• REQUIREMENT: Transcribe each line of the records below exactly, excluding any embedded images.

________

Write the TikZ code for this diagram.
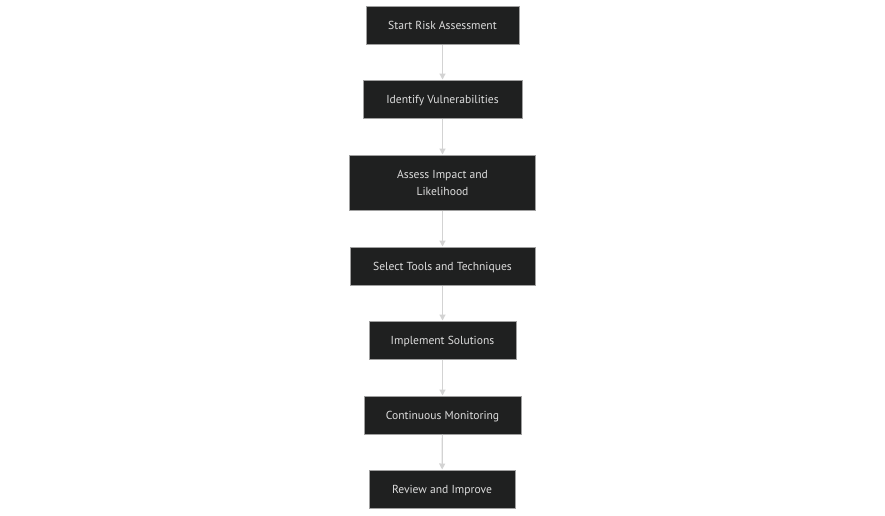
\documentclass[tikz,border=0pt]{standalone}
\usepackage{fontspec}
\setmainfont{PT Sans}
\usetikzlibrary{arrows.meta}
\definecolor{boxfill}{HTML}{1F2020}
\definecolor{boxline}{HTML}{A0A0A0}
\definecolor{boxtext}{HTML}{DDDDDD}
\definecolor{edge}{HTML}{D3D3D3}
\begin{document}
\begin{tikzpicture}[x=0.75pt,y=-0.75pt,
  basebox/.style={draw=boxline, line width=0.75pt, fill=boxfill, text=boxtext,
    font=\fontsize{8.7pt}{12.75pt}\selectfont, align=center, inner sep=0pt, anchor=center},
  stepbox/.style={basebox, minimum height=28.5pt, text height=7pt, text depth=0.6pt},
  tallbox/.style={basebox, minimum height=41.25pt},
  flow/.style={draw=edge, line width=0.9pt, -{Triangle[length=4.5pt,width=4.5pt]}}]
\useasboundingbox[fill=white] (0,0) rectangle (885,515);
\node[stepbox, minimum width=114.75pt] (n1) at (442.5,25) {Start Risk Assessment};
\node[stepbox, minimum width=119.25pt] (n2) at (442.5,99) {Identify Vulnerabilities};
\node[tallbox, minimum width=139.5pt] (n3) at (442.5,182.5) {Assess Impact and\\Likelihood};
\node[stepbox, minimum width=138.75pt] (n4) at (442.5,266) {Select Tools and Techniques};
\node[stepbox, minimum width=110.25pt] (n5) at (442.5,340) {Implement Solutions};
\node[stepbox, minimum width=117.75pt] (n6) at (442.5,415) {Continuous Monitoring};
\node[stepbox, minimum width=109.5pt] (n7) at (442,489) {Review and Improve};
\draw[flow] (n1) -- (n2);
\draw[flow] (n2) -- (n3);
\draw[flow] (n3) -- (n4);
\draw[flow] (n4) -- (n5);
\draw[flow] (n5) -- (n6);
\draw[flow] (n6) -- (n7);
\end{tikzpicture}
\end{document}
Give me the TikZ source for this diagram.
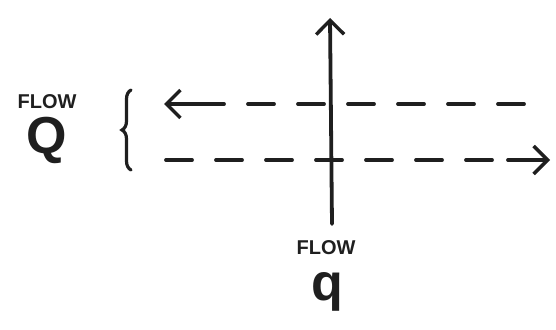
\documentclass[tikz,border=0pt]{standalone}
\usepackage{fontspec}
\setmainfont{Liberation Sans}
\usetikzlibrary{arrows.meta,decorations.pathreplacing}
\begin{document}
\begin{tikzpicture}[x=1pt,y=-1pt,
  ink/.style={line width=3.8pt,line cap=round,draw=black!88},
  dashline/.style={ink,dash pattern=on 26pt off 24pt},
  headtip/.style={-{Straight Barb[length=14pt,width=28pt,line width=3.4pt]}},
  lbl/.style={inner sep=0pt,font=\bfseries\fontsize{20}{20}\selectfont,text=black!88},
  big/.style={inner sep=0pt,font=\bfseries\fontsize{52}{52}\selectfont,text=black!88}]
\useasboundingbox (0,0) rectangle (556,329);
% coordinates
\coordinate (tl) at (164,104);
\coordinate (tr) at (524,104);
\coordinate (bl) at (166,160);
\coordinate (br) at (550,160);
\coordinate (vb) at (332,224);
\coordinate (vt) at (330,18);
\coordinate (tlm) at (205,104);
\coordinate (brm) at (508,160);
% horizontal dashed flows
\draw[dashline] (tr) -- (tlm);
\draw[ink,headtip] (tlm) -- (tl);
\draw[dashline] (bl) -- (brm);
\draw[ink,headtip] (brm) -- (br);
% vertical flow
\draw[ink,headtip] (vb) -- (vt);
% brace
\draw[ink,line width=3.2pt,decorate,decoration={brace,amplitude=9pt}] (131,170) -- (131,90);
% labels
\node[lbl] (flowQ) at (47,102) {FLOW};
\node[big] (Q) at (47,140) {Q};
\node[lbl] (flowq) at (326,248) {FLOW};
\node[big] (q) at (327,292) {q};
\end{tikzpicture}
\end{document}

________

• TASK RESULT:
Write the TikZ code for this diagram.
\documentclass[tikz,border=0pt]{standalone}
\usepackage{fontspec}
\setmainfont{PT Sans}
\usetikzlibrary{arrows.meta}
\definecolor{boxfill}{HTML}{1F2020}
\definecolor{boxline}{HTML}{A0A0A0}
\definecolor{boxtext}{HTML}{DDDDDD}
\definecolor{edge}{HTML}{D3D3D3}
\begin{document}
\begin{tikzpicture}[x=0.75pt,y=-0.75pt,
  basebox/.style={draw=boxline, line width=0.75pt, fill=boxfill, text=boxtext,
    font=\fontsize{8.7pt}{12.75pt}\selectfont, align=center, inner sep=0pt, anchor=center},
  stepbox/.style={basebox, minimum height=28.5pt, text height=7pt, text depth=0.6pt},
  tallbox/.style={basebox, minimum height=41.25pt},
  flow/.style={draw=edge, line width=0.9pt, -{Triangle[length=4.5pt,width=4.5pt]}}]
\useasboundingbox[fill=white] (0,0) rectangle (885,515);
\node[stepbox, minimum width=114.75pt] (n1) at (442.5,25) {Start Risk Assessment};
\node[stepbox, minimum width=119.25pt] (n2) at (442.5,99) {Identify Vulnerabilities};
\node[tallbox, minimum width=139.5pt] (n3) at (442.5,182.5) {Assess Impact and\\Likelihood};
\node[stepbox, minimum width=138.75pt] (n4) at (442.5,266) {Select Tools and Techniques};
\node[stepbox, minimum width=110.25pt] (n5) at (442.5,340) {Implement Solutions};
\node[stepbox, minimum width=117.75pt] (n6) at (442.5,415) {Continuous Monitoring};
\node[stepbox, minimum width=109.5pt] (n7) at (442,489) {Review and Improve};
\draw[flow] (n1) -- (n2);
\draw[flow] (n2) -- (n3);
\draw[flow] (n3) -- (n4);
\draw[flow] (n4) -- (n5);
\draw[flow] (n5) -- (n6);
\draw[flow] (n6) -- (n7);
\end{tikzpicture}
\end{document}
Give me the TikZ source for this diagram.
\documentclass[tikz,border=0pt]{standalone}
\usepackage{fontspec}
\setmainfont{Liberation Sans}
\usetikzlibrary{arrows.meta,decorations.pathreplacing}
\begin{document}
\begin{tikzpicture}[x=1pt,y=-1pt,
  ink/.style={line width=3.8pt,line cap=round,draw=black!88},
  dashline/.style={ink,dash pattern=on 26pt off 24pt},
  headtip/.style={-{Straight Barb[length=14pt,width=28pt,line width=3.4pt]}},
  lbl/.style={inner sep=0pt,font=\bfseries\fontsize{20}{20}\selectfont,text=black!88},
  big/.style={inner sep=0pt,font=\bfseries\fontsize{52}{52}\selectfont,text=black!88}]
\useasboundingbox (0,0) rectangle (556,329);
% coordinates
\coordinate (tl) at (164,104);
\coordinate (tr) at (524,104);
\coordinate (bl) at (166,160);
\coordinate (br) at (550,160);
\coordinate (vb) at (332,224);
\coordinate (vt) at (330,18);
\coordinate (tlm) at (205,104);
\coordinate (brm) at (508,160);
% horizontal dashed flows
\draw[dashline] (tr) -- (tlm);
\draw[ink,headtip] (tlm) -- (tl);
\draw[dashline] (bl) -- (brm);
\draw[ink,headtip] (brm) -- (br);
% vertical flow
\draw[ink,headtip] (vb) -- (vt);
% brace
\draw[ink,line width=3.2pt,decorate,decoration={brace,amplitude=9pt}] (131,170) -- (131,90);
% labels
\node[lbl] (flowQ) at (47,102) {FLOW};
\node[big] (Q) at (47,140) {Q};
\node[lbl] (flowq) at (326,248) {FLOW};
\node[big] (q) at (327,292) {q};
\end{tikzpicture}
\end{document}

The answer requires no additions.